Regular exercise has been shown to improve bone density resulting in increasing its strength and resilience. In conjunction with increasing calcium and vitamin D, weight bearing exercises are commonly recommended for those that experience osteoporosis or osteopenia. However, there is still conjecture as to the best type of exercise and how often one should exercise to get optimal results for healthy bones.
How does weight bearing exercise impact bones?
The premise of weight bearing exercises is to add bone mass and prevent further bone loss. Placing sufficient force through bones such as the spine, hip and leg create a chemical cascade to get cells known as osteocytes and osteoblasts to create and lay down more bony material. This process not only prevents further bone loss but in fact can improve bone density.
What is the best type of weight bearing exercise?
In order to optimally improve bone density, it has been shown that high impact and dynamic loading is the most efficient way to create improvements in bone density. Research shows that static and continuous weight bearing has the capacity to actually desensitise the bone cells required for bone growth. In the past we had considered exercises such as walking beneficial for bone health, however, depending on your exercise history it often isn’t enough to promote bone cells.

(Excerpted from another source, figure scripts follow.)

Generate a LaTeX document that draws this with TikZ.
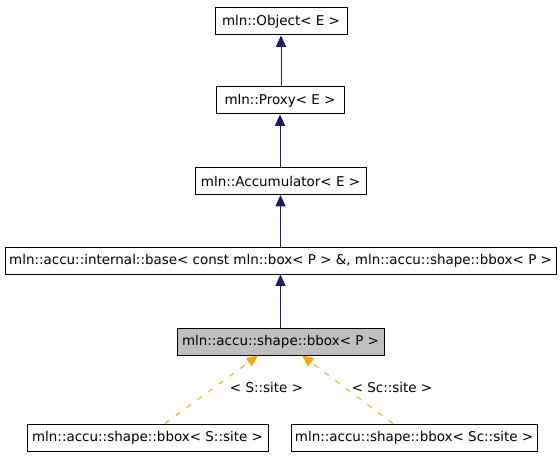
\documentclass[tikz,border=0pt]{standalone}
\usepackage{fontspec}
\setmainfont{DejaVu Sans}
\usetikzlibrary{arrows.meta,calc}
\definecolor{edgeblue}{RGB}{25,25,112}
\definecolor{edgeorange}{RGB}{255,165,0}
\definecolor{boxgray}{RGB}{191,191,191}
\begin{document}
\begin{tikzpicture}[x=0.75pt,y=-0.75pt,
  cls/.style={draw=black,line width=0.75pt,fill=white,minimum height=20.25pt,inner sep=0pt,font=\fontsize{10.1pt}{12pt}\selectfont},
  inherit/.style={draw=edgeblue,line width=0.75pt,-{Triangle[length=8.5pt,width=7.5pt]}},
  tmpl/.style={draw=edgeorange,line width=0.75pt,dash pattern=on 4pt off 6pt,-{Triangle[length=8.5pt,width=7.5pt]}},
  lbl/.style={font=\fontsize{10.1pt}{12pt}\selectfont,inner sep=0pt}]
\useasboundingbox (0,0) rectangle (560,456);
\node[cls,minimum width=99pt] (obj) at (281,21.5) {mln::Object< E >};
\node[cls,minimum width=96pt] (proxy) at (280,100.5) {mln::Proxy< E >};
\node[cls,minimum width=128.25pt] (acc) at (280.5,181) {mln::Accumulator< E >};
\node[cls,minimum width=413.25pt] (base) at (280.5,260.5) {mln::accu::internal::base< const mln::box< P > \&, mln::accu::shape::bbox< P >};
\node[cls,minimum width=155.25pt,fill=boxgray] (bbox) at (280.5,341.5) {mln::accu::shape::bbox< P >};
\node[cls,minimum width=180.75pt] (sleaf) at (147.5,437.5) {mln::accu::shape::bbox< S::site >};
\node[cls,minimum width=184.5pt] (scleaf) at (414,437.5) {mln::accu::shape::bbox< Sc::site >};
\draw[inherit] (proxy.north -| obj.south) -- (obj.south);
\draw[inherit] (acc.north -| proxy.south) -- (proxy.south);
\draw[inherit] (base.north -| acc.south) -- (acc.south);
\draw[inherit] (bbox.north -| base.south) -- (base.south -| bbox.north);
\coordinate (sfrom) at ($(sleaf.north)+(17.5,0)$);
\coordinate (sto) at ($(bbox.south)+(-22.5,0)$);
\coordinate (scfrom) at ($(scleaf.north)+(-21,0)$);
\coordinate (scto) at ($(bbox.south)+(21.5,0)$);
\draw[tmpl] (sfrom) -- (sto);
\draw[tmpl] (scfrom) -- (scto);
\node[lbl] (slbl) at (266.5,387) {< S::site >};
\node[lbl] (sclbl) at (392,387) {< Sc::site >};
\end{tikzpicture}
\end{document}
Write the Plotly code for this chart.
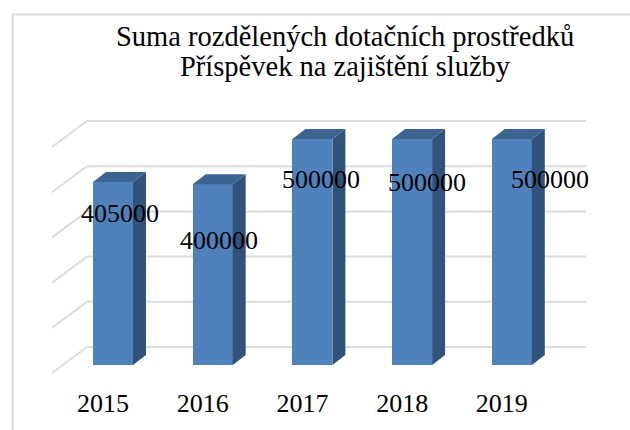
import plotly.graph_objects as go

years = ["2015", "2016", "2017", "2018", "2019"]
values = [405000, 400000, 500000, 500000, 500000]
labels = ["405000", "400000", "500000", "500000", "500000"]
grid_values = [0, 100000, 200000, 300000, 400000, 500000]
title_lines = ["Suma rozdělených dotačních prostředků", "Příspěvek na zajištění služby"]

W, H = 630, 430
PLOT_BOTTOM = 385
PX_X = 99.7            # px per category
PX_Y = 226 / 500000    # px per unit
X0_PX, Y0_PX = 113, 365


def dx(px):
    return px / PX_X


def dy(px):
    return px / PX_Y


BAR_W = dx(40)
D_X, D_Y = dx(13), dy(10)
G_LEFT = dx(52 - X0_PX)
G_RIGHT = dx(586 - X0_PX)
G_DX, G_DY = dx(35), dy(26)
G_FRONT = -dy(8)

FRONT = "#4f81bd"
SIDE = "#31527b"
TOP = "#3d6390"
GRID = "#dcdcdc"
FONT = "Liberation Serif"

fig = go.Figure()
idx = list(range(len(years)))

fig.add_trace(go.Bar(x=idx, y=values, width=BAR_W, marker=dict(color=FRONT, line=dict(width=0)),
                     hoverinfo="skip"))

for i, v in zip(idx, values):
    l, r = i - BAR_W / 2, i + BAR_W / 2
    fig.add_trace(go.Scatter(x=[r, r + D_X, r + D_X, r, r], y=[0, D_Y, v + D_Y, v, 0],
                             mode="lines", fill="toself", fillcolor=SIDE, line=dict(width=0),
                             hoverinfo="skip"))
    fig.add_trace(go.Scatter(x=[l, l + D_X, r + D_X, r, l], y=[v, v + D_Y, v + D_Y, v, v],
                             mode="lines", fill="toself", fillcolor=TOP, line=dict(width=0),
                             hoverinfo="skip"))

for g in grid_values:
    y0 = g + G_FRONT
    fig.add_shape(type="line", layer="below", x0=G_LEFT, y0=y0, x1=G_LEFT + G_DX, y1=y0 + G_DY,
                  line=dict(color=GRID, width=2))
    fig.add_shape(type="line", layer="below", x0=G_LEFT + G_DX, y0=y0 + G_DY, x1=G_RIGHT, y1=y0 + G_DY,
                  line=dict(color=GRID, width=2))

label_shift = [(6.6, 32), (6, 56.5), (8.5, 40), (15, 43), (38, 40)]
for i, v, t, (sx, sy) in zip(idx, values, labels, label_shift):
    fig.add_annotation(x=i, y=v, text=t, showarrow=False, xshift=sx, yshift=-sy,
                       xanchor="center", yanchor="middle",
                       font=dict(family=FONT, size=26, color="#000000"))

# title lines
for line, ypx in zip(title_lines, [36, 66]):
    fig.add_annotation(xref="paper", yref="paper", x=345 / W, y=1 - ypx / PLOT_BOTTOM, text=line,
                       showarrow=False, xanchor="center", yanchor="middle",
                       font=dict(family=FONT, size=28.5, color="#000000"))

# chart frame
bottom_paper = -(H - PLOT_BOTTOM) / PLOT_BOTTOM
fx = 12.5 / W
fy = 1 - 14.5 / PLOT_BOTTOM
fig.add_shape(type="line", xref="paper", yref="paper", x0=fx, x1=fx, y0=bottom_paper, y1=fy,
              line=dict(color=GRID, width=2))
fig.add_shape(type="line", xref="paper", yref="paper", x0=fx, x1=1, y0=fy, y1=fy,
              line=dict(color=GRID, width=2))

fig.update_layout(
    width=W, height=H, autosize=False, showlegend=False, bargap=0,
    paper_bgcolor="#ffffff", plot_bgcolor="rgba(0,0,0,0)",
    margin=dict(l=0, r=0, t=0, b=H - PLOT_BOTTOM, pad=0),
    xaxis=dict(range=[-X0_PX / PX_X, (W - X0_PX) / PX_X], showgrid=False, zeroline=False, showline=False,
               tickmode="array", tickvals=[i - 0.1 for i in idx], ticktext=years, ticks="",
               tickfont=dict(family=FONT, size=26, color="#000000")),
    yaxis=dict(range=[-(PLOT_BOTTOM - Y0_PX) / PX_Y, Y0_PX / PX_Y], visible=False),
)

fig.write_html("out.html", config={"displayModeBar": False},
               post_script="document.body.style.margin='0';")
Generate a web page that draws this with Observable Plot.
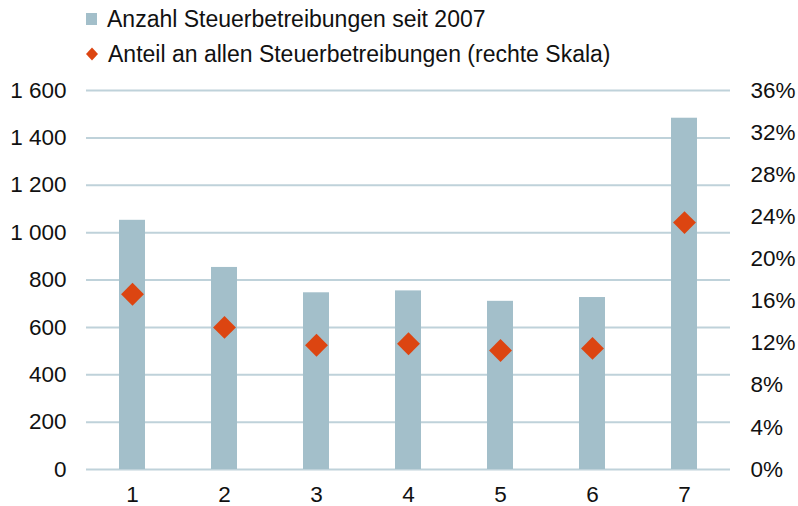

For bone cells to work most effectively, weight bearing exercises that incorporate short periods of vigorous and high intensity exercises are most effective. This includes explosive exercises such as jumping, power lifting and running.
What does this mean for me?
It is never too late to start to commence exercises focussing on bone health. Ensure that you perform high impact bone health exercises at least two to three times a week with at least a day of rest in between. Importantly, high impact exercises are all relative depending on your current exercise history.
If you are currently not performing any weight bearing exercises or not actively exercising on a regular basis, begin adding any weight bearing exercises such as walking. Consider walking as briskly as possible to maximise weight bearing force or choose an undulating course that involves up and down hills to vary the ground reaction forces throughout your walk.
If you are already performing resistance or strength exercises, consider tweaking your weight bearing exercises to include an explosive element to increase ground reaction forces. For example, adding a faster and quicker phase in the upwards direction of a squat or lunge has been shown to increase force.
Jumping or skipping are an advanced option to incorporate high intensity exercises.
However, whilst higher impact exercise is beneficial for bone health, it places increased stress and strain through other structures such as tendons, muscles and ligaments. If high impact exercises are commenced too quickly, there is a risk of overloading and injuring soft tissue structures.
Your trusted exercise professional such as a physiotherapist or exercise physiologist is able to develop a safe and effective exercise program for your bone health based on your medical and exercise history.